=== TO BE DONE ===
Set down each line of the material that follows, exactly, with no pictures.

=== DATASET SECTION ===
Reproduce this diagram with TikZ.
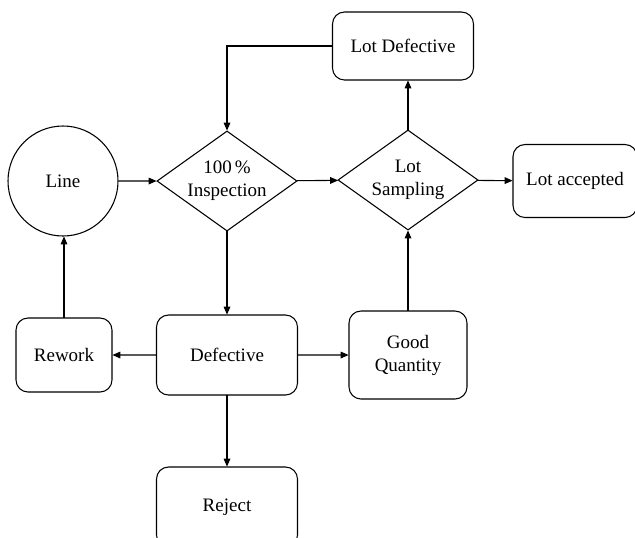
\documentclass[tikz,border=0pt]{standalone}
\usepackage{fontspec}
\setmainfont{Liberation Serif}
\usepackage{tikz}
\usetikzlibrary{arrows.meta, shapes.geometric, positioning}

\begin{document}
\begin{tikzpicture}[
  x=1pt, y=-1pt,
  every node/.style = {font=\fontsize{19}{23}\selectfont, align=center},
  stepbox/.style  = {rectangle, rounded corners=9pt, draw=black,
                     line width=0.8pt, fill=white,
                     minimum width=#1, inner sep=2pt},
  stepbox/.default = 141pt,
  decision/.style = {diamond, aspect=1.4, draw=black, line width=0.8pt,
                     fill=white, minimum width=140pt, minimum height=100pt,
                     inner sep=0pt},
  source/.style   = {circle, draw=black, line width=0.8pt, fill=white,
                     minimum size=110pt},
  arr/.style      = {-{Triangle[length=6pt, width=5pt]}, line width=0.8pt},
  scale=0.75, transform shape,
]
\useasboundingbox (0,0) rectangle (635,537);

%% ══ ROW 1: main flow ═════════════════════════════════════════════════════
\node[source] at (63, 181) (line) {Line};

\node[decision] at (227, 181) (insp) {100\,\%\\Inspection};

\node[decision] at (408, 180) (samp) {Lot\\Sampling};

\node[stepbox=124pt, minimum height=73pt] at (575, 181) (accept) {Lot accepted};

\node[stepbox, minimum height=68pt] at (403, 46) (lotdef) {Lot Defective};

\draw[arr] (line)  -- (insp);
\draw[arr] (insp)  -- (samp);
\draw[arr] (samp)  -- (accept);
\draw[arr] (samp.north) -- (samp.north |- lotdef.south);

%% ── Feedback: lot defective back to inspection ───────────────────────────
\draw[arr] (lotdef.west) -| (insp.north);

%% ══ ROW 2: sorting after inspection ═════════════════════════════════════
\node[stepbox, minimum height=80pt] at (227, 355) (defect) {Defective};

\node[stepbox=96pt, minimum height=74pt] at (64, 355) (rework) {Rework};

\node[stepbox=118pt, minimum height=88pt] at (408, 355) (good) {Good\\Quantity};

\node[stepbox, minimum height=80pt] at (227, 507) (reject) {Reject};

\draw[arr] (insp.south)   -- (defect.north);
\draw[arr] (defect)       -- (rework);
\draw[arr] (defect)       -- (good);
\draw[arr] (defect.south) -- (reject.north);

%% ── Vertical connectors back up ──────────────────────────────────────────
\draw[arr] (rework.north) -- (line.south -| rework.north);
\draw[arr] (good.north)   -- (samp.south);

\end{tikzpicture}
\end{document}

=== FULL RESPONSE ===
Reproduce this diagram with TikZ.
\documentclass[tikz,border=0pt]{standalone}
\usepackage{fontspec}
\setmainfont{Liberation Serif}
\usepackage{tikz}
\usetikzlibrary{arrows.meta, shapes.geometric, positioning}

\begin{document}
\begin{tikzpicture}[
  x=1pt, y=-1pt,
  every node/.style = {font=\fontsize{19}{23}\selectfont, align=center},
  stepbox/.style  = {rectangle, rounded corners=9pt, draw=black,
                     line width=0.8pt, fill=white,
                     minimum width=#1, inner sep=2pt},
  stepbox/.default = 141pt,
  decision/.style = {diamond, aspect=1.4, draw=black, line width=0.8pt,
                     fill=white, minimum width=140pt, minimum height=100pt,
                     inner sep=0pt},
  source/.style   = {circle, draw=black, line width=0.8pt, fill=white,
                     minimum size=110pt},
  arr/.style      = {-{Triangle[length=6pt, width=5pt]}, line width=0.8pt},
  scale=0.75, transform shape,
]
\useasboundingbox (0,0) rectangle (635,537);

%% ══ ROW 1: main flow ═════════════════════════════════════════════════════
\node[source] at (63, 181) (line) {Line};

\node[decision] at (227, 181) (insp) {100\,\%\\Inspection};

\node[decision] at (408, 180) (samp) {Lot\\Sampling};

\node[stepbox=124pt, minimum height=73pt] at (575, 181) (accept) {Lot accepted};

\node[stepbox, minimum height=68pt] at (403, 46) (lotdef) {Lot Defective};

\draw[arr] (line)  -- (insp);
\draw[arr] (insp)  -- (samp);
\draw[arr] (samp)  -- (accept);
\draw[arr] (samp.north) -- (samp.north |- lotdef.south);

%% ── Feedback: lot defective back to inspection ───────────────────────────
\draw[arr] (lotdef.west) -| (insp.north);

%% ══ ROW 2: sorting after inspection ═════════════════════════════════════
\node[stepbox, minimum height=80pt] at (227, 355) (defect) {Defective};

\node[stepbox=96pt, minimum height=74pt] at (64, 355) (rework) {Rework};

\node[stepbox=118pt, minimum height=88pt] at (408, 355) (good) {Good\\Quantity};

\node[stepbox, minimum height=80pt] at (227, 507) (reject) {Reject};

\draw[arr] (insp.south)   -- (defect.north);
\draw[arr] (defect)       -- (rework);
\draw[arr] (defect)       -- (good);
\draw[arr] (defect.south) -- (reject.north);

%% ── Vertical connectors back up ──────────────────────────────────────────
\draw[arr] (rework.north) -- (line.south -| rework.north);
\draw[arr] (good.north)   -- (samp.south);

\end{tikzpicture}
\end{document}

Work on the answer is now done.